Great question to ask a security expert or agent at a conference someday, Cassy! Maybe our backgrounds don't fit the profile? I hope not.

Fiction! We research and write fiction! (just in case Homeland Al is reading this.)

bookdout said...

Great article, and I look forward to your book, its right up my (dark) alley!

Rochelle Staab said...

Thank you, book'd out!

Anita Clenney said...

I'm so looking forward to your book, Rochelle. I do most of my research at home. I don't know what I'd do without Google. I think I need to dedicate one of my books to Google.

Rochelle Staab said...

Oh, Anita, you're adorable! I'm laughing.
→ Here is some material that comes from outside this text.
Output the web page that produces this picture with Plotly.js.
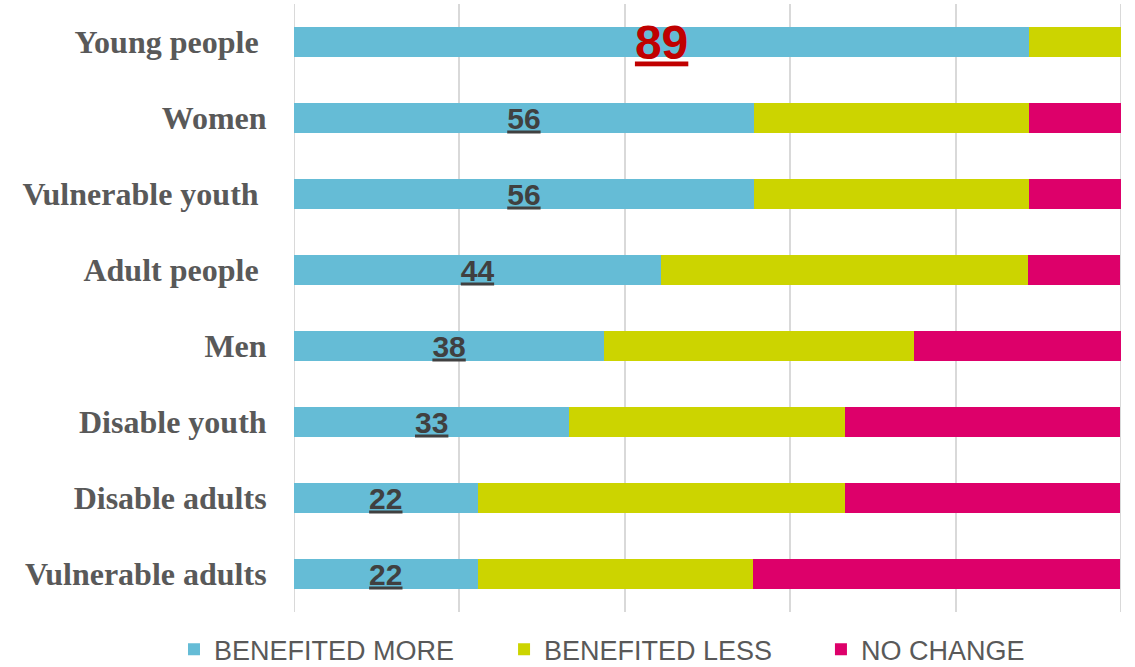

You'd get bonus press with a Google dedication - it's too clever to ignore.

If I can't get the real thing in person, Google is my go-to but I have a secret crush on Wikipedia. And You Tube. (Actually, I'm a bit of an info slut.)

I got a great tip from Lee Child at Bouchercon - when he's stuck for setting description, he rents movies and studies the backgrounds. Cool, right?

Lynn Sheene said...


Loved your description of fieldwork and laughed through your description of DH's use as a trusty yet muscley sidekick. Though my DH did go into the Paris catacombs amongst all the thousands of skeletons and then on the Paris sewer tour amongst the thousands of unmentionables to take photos for my research. I needed to know where the French Resistance hid underground and where my characters might also hide and DH came through with flying colors when clausterphobia did not.

Can't wait for Who do, Voodoo to come out!

petemorin said...

In the two years, I've interviewed two FBI agents (public corruption and drugs), a U.S. Marshal, a retired homicide detective (okay, he's my client), an international financial private investigator (also a client, and the model for Rex Barkley in Small Fish), an EMT, a paramedic and an expert in legal ethics (not a non sequitur).

And yeah, google maps sort of makes it not a fair fight. When you can zoom in on the Northern California seaside highway turn-offs and examine the Pacific Ocean vistas, it sure does aid your descriptive ability!

Rochelle Staab said...

Lynn - someday I'll create a European plot for Liz & Nick so I can dig in catacombs, too. Wow. I'm impressed with your treks through Paris and your skill in convincing DH to do the dirty footwork. Your writing reflects your adventurous spirit. Can't wait to see THE LAST TIME I SAW PARIS on the bookshelves - 7 more weeks!

Pete - I covet a phone book and colorful client list like yours. Aren't personal interviews the best? How about a bite of SMALL FISH on your website for your fans (like me)?